The consequences of this are truly
horrific for three reasons. First, there are more than 15 million ethnic
Russians living in the former Soviet republics and formerly occupied Baltic
states who would be the object of such a policy – or what is almost as bad, the
assumed object of such a policy, thus generating uncertainty about their
loyalty and destabilizing these countries.
Second, the nationalistic impulses
behind such a policy are unlikely to be kept only in the foreign policy
realm. Instead, those who push for using
force to defend ethnic Russians abroad are almost certainly going to be tempted
to use force against the quarter of the Russian population that is not ethnic
Russian at home.
On the one hand, that could quickly
lead to an expansion of the pogroms we have already seen against migrants to
other groups, especially if the Putin regime continues to rely on informal
militant groups to “maintain order.” And
on the other, the threat that this could happen will certainly make many in
these groups less interested in and willing to integrate into Russian life.
As a result, Putin’s much ballyhooed
defense of ethnic Russians abroad will lead either to greater authoritarianism
at home, with all the negative consequences that will have for Russians and
non-Russians alike, or to efforts by some of the minorities to break away and
form their own states as their last remaining defense against his regime.
And third, unlike the specific case
of the Russian Federation and the post-Soviet space, this kind of dynamic can
spread to a variety of other places in the world, especially given that the
Kremlin is now promoting ties with leaders and groups who have already shown
themselves contemptuous of the rights of minorities of all kinds.
The other Putin
act of revisionism concerns the settlement of 1919. Putin and even more some of
those around him are celebrating the virtues of empire, of the right of powerful
states to hold less powerful peoples in thrall, in the name of some grand
vision or simply in order to further enrich those in control.

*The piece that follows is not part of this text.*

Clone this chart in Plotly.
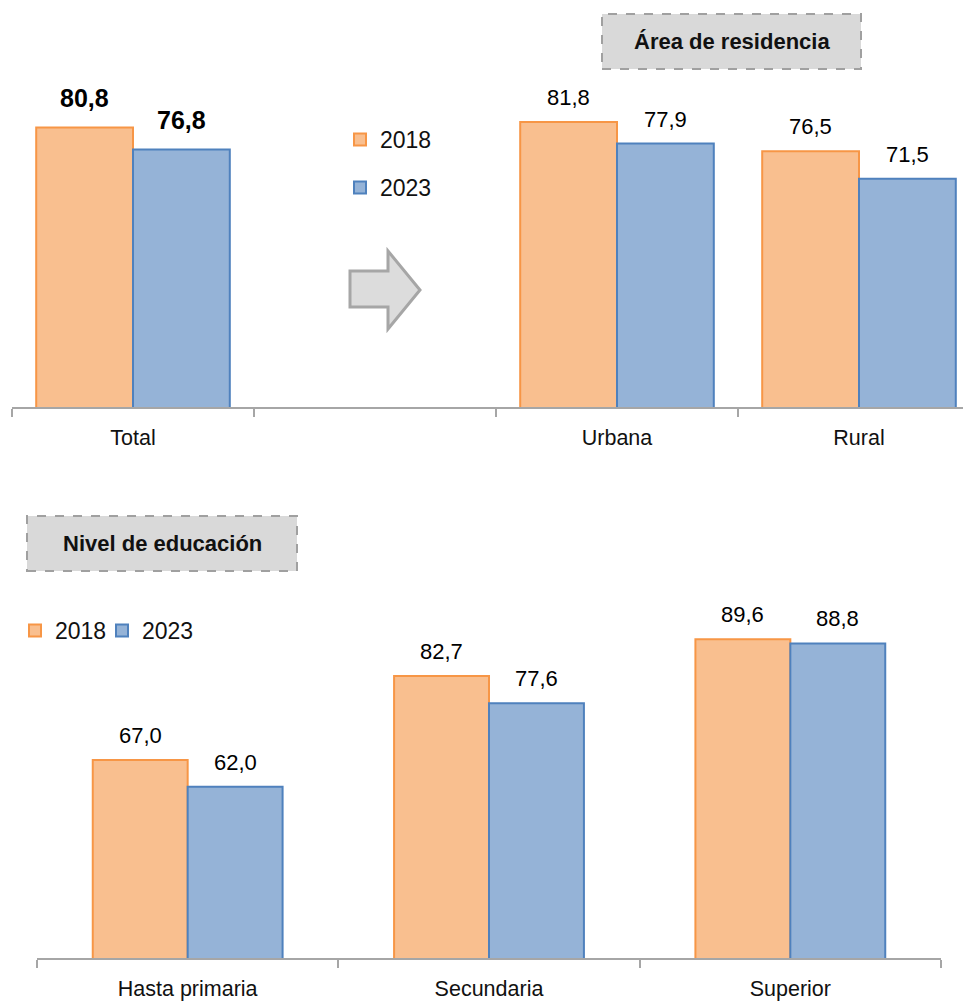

One can debate the implications of
Woodrow Wilson’s commitment to the right of nations to self-determination, but
one cannot deny that it signaled the death knell of empires as the basis of
political organization first in Europe where World War I had destroyed them and
then elsewhere when the US pushed for the end of European empires in Asia and
Africa.
By celebrating empire, the Russian
leadership is not just revising the settlement of 1991 or that of 1945. It is
challenging this settlement of 1919 and pushing the world back to one where
some nations claimed the right to rule others without their consent and use the
latter for their own benefit.
Some Russian commentators have
already become shills for empire, and some in the West have now come to see “the
virtues” of such political arrangements, forgetting of course that in many
cases, their country got its start by breaking away from an empire and that
they in no case see themselves as being a dependency of another state.

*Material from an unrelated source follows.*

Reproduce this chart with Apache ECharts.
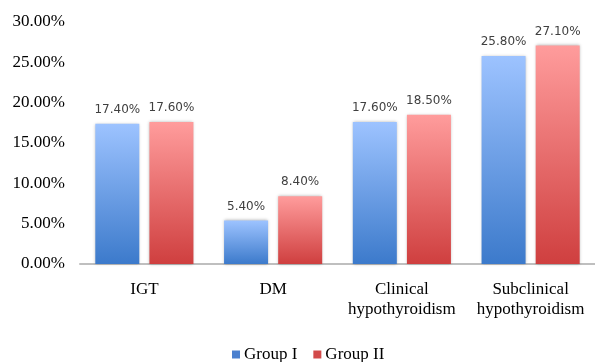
<!DOCTYPE html>
<html>
<head>
<meta charset="utf-8">
<script src="https://cdn.jsdelivr.net/npm/echarts@6/dist/echarts.min.js"></script>
<style>
  html, body { margin: 0; padding: 0; background: #fff; }
  #chart { width: 595px; height: 362px; }
</style>
</head>
<body>
<div id="chart"></div>
<script>
// Prevalence by condition for the two study groups (percent)
const categories = ['IGT', 'DM', 'Clinical\nhypothyroidism', 'Subclinical\nhypothyroidism'];
const groupNames = ['Group I', 'Group II'];
const group1 = [17.4, 5.4, 17.6, 25.8];
const group2 = [17.6, 8.4, 18.5, 27.1];
const yTicks = { min: 0, max: 30, interval: 5 };

function grad(top, bottom) {
  return new echarts.graphic.LinearGradient(0, 0, 0, 1, [
    { offset: 0, color: top },
    { offset: 1, color: bottom }
  ]);
}

const serif = '"Liberation Serif", "DejaVu Serif", serif';
const sans = '"DejaVu Sans", sans-serif';

const labelCfg = {
  show: true,
  position: 'top',
  distance: 8,
  color: '#404040',
  fontFamily: sans,
  fontSize: 12,
  formatter: p => p.value.toFixed(2) + '%'
};

const chart = echarts.init(document.getElementById('chart'), null, { renderer: 'canvas' });
chart.setOption({
  animation: false,
  backgroundColor: '#fff',
  grid: { left: 80, top: 22, width: 519, height: 242, containLabel: false },
  legend: {
    top: 346,
    left: 232,
    padding: 0,
    itemWidth: 8,
    itemHeight: 8,
    itemGap: 16,
    icon: 'rect',
    textStyle: { fontFamily: serif, fontSize: 17, color: '#000', padding: [0, 0, 0, -1] },
    data: [
      { name: groupNames[0], itemStyle: { color: '#4a80cf' } },
      { name: groupNames[1], itemStyle: { color: '#d24a4a' } }
    ]
  },
  xAxis: {
    type: 'category',
    data: categories,
    axisLine: { lineStyle: { color: '#bfbfbf', width: 2 } },
    axisTick: { show: false },
    axisLabel: {
      interval: 0,
      margin: 16,
      fontFamily: serif,
      fontSize: 17,
      color: '#000',
      lineHeight: 20
    }
  },
  yAxis: {
    type: 'value',
    min: yTicks.min,
    max: yTicks.max,
    interval: yTicks.interval,
    axisLine: { show: false },
    axisTick: { show: false },
    splitLine: { show: false },
    axisLabel: {
      margin: 15,
      fontFamily: serif,
      fontSize: 17,
      color: '#000',
      formatter: v => v.toFixed(2) + '%'
    }
  },
  series: [
    {
      name: groupNames[0],
      type: 'bar',
      data: group1,
      barWidth: 44,
      barGap: '23%',
      itemStyle: {
        color: grad('#9dc3ff', '#3c7acb'),
        shadowBlur: 3,
        shadowColor: 'rgba(0,0,0,0.3)'
      },
      label: labelCfg
    },
    {
      name: groupNames[1],
      type: 'bar',
      data: group2,
      barWidth: 44,
      barGap: '23%',
      itemStyle: {
        color: grad('#ff9c9c', '#cf3f3f'),
        shadowBlur: 3,
        shadowColor: 'rgba(0,0,0,0.3)'
      },
      label: labelCfg
    }
  ]
});
</script>
</body>
</html>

Putin and his supporters in Moscow
and the West would like to keep the focus on what Putin is doing in Ukraine as
narrow as possible. Diplomats are likely
to say that is the only way to make “progress.” But Putin’s three-fold
revisionism of the hard-won settlements of the 20th century is so
dangerous that they and the rest of us need to recognize what is at stake.

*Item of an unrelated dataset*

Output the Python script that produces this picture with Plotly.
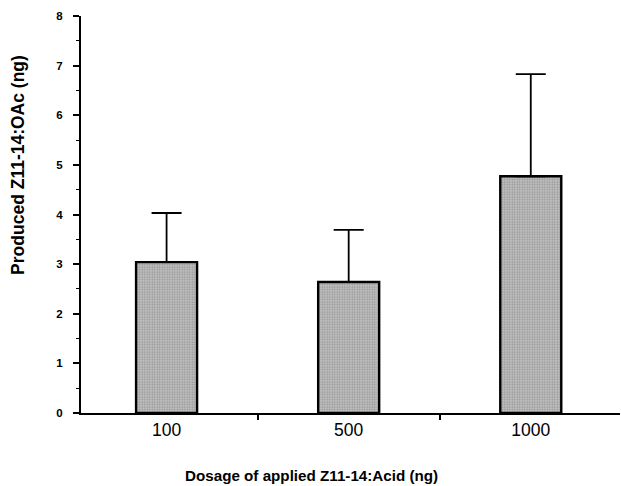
import plotly.graph_objects as go

dosage = ["100", "500", "1000"]
mean_ng = [3.04, 2.64, 4.77]
upper_ng = [4.03, 3.69, 6.83]

err_plus = [u - m for u, m in zip(upper_ng, mean_ng)]

fig = go.Figure()
fig.add_trace(go.Bar(
    x=dosage, y=mean_ng, width=0.335,
    marker=dict(color="#bdbdbd",
                line=dict(color="black", width=2.4),
                pattern=dict(shape=".", fgcolor="#666666", bgcolor="#c6c6c6",
                             size=2.5, solidity=0.45, fillmode="overlay")),
    error_y=dict(type="data", symmetric=False, array=err_plus,
                 arrayminus=[0, 0, 0], color="black", thickness=1.8, width=15),
))

fig.update_layout(
    width=621, height=486,
    margin=dict(l=81, r=1, t=16, b=73),
    paper_bgcolor="white", plot_bgcolor="white",
    showlegend=False,
    font=dict(family="Liberation Sans, Arial, sans-serif", color="black"),
    xaxis=dict(type="category", range=[-0.47, 2.49],
               showline=True, linecolor="black", linewidth=2,
               ticks="outside", tickson="boundaries", ticklen=5, tickwidth=1.5,
               tickcolor="black", tickfont=dict(size=17.5), showgrid=False,
               zeroline=False),
    yaxis=dict(range=[0, 8], dtick=1, showline=True, linecolor="black",
               linewidth=2, ticks="outside", ticklen=6, tickwidth=1.5,
               tickcolor="black", tickfont=dict(size=11.5, family="Liberation Sans, Arial", weight="bold"),
               ticklabelstandoff=8,
               minor=dict(dtick=0.5, ticks="outside", ticklen=3, tickcolor="black", tickwidth=1.2),
               showgrid=False, zeroline=False),
)

fig.add_annotation(text="<b>Dosage of applied Z11-14:Acid (ng)</b>",
                   xref="paper", yref="paper", x=0.427, y=0, yshift=-62,
                   showarrow=False, font=dict(size=15.2), xanchor="center", yanchor="middle")
fig.add_annotation(text="<b>Produced Z11-14:OAc (ng)</b>",
                   xref="paper", yref="paper", x=0, xshift=-63, y=0.625,
                   textangle=-90, showarrow=False, font=dict(size=17.5),
                   xanchor="center", yanchor="middle")

fig.write_html("out.html")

Restoring Ukrainian control in
Crimea won’t be easy, nor will preventing further Russian aggression elsewhere
in Ukraine. But in the name of the
principles of 1919, 1945, and 1991, those goals must be pursued until they are
achieved, or the world will become a much more horrific place and not just in
and around Russia.
Putin clearly understands that what
he is doing is not just about Crimea or Ukraine or some other former Soviet
republic. It is a challenge to the international system as such. Many in the West are reluctant to see that
because if they acknowledge that fact, they must act to block him or show
themselves poor stewards of the ideals they say they are for.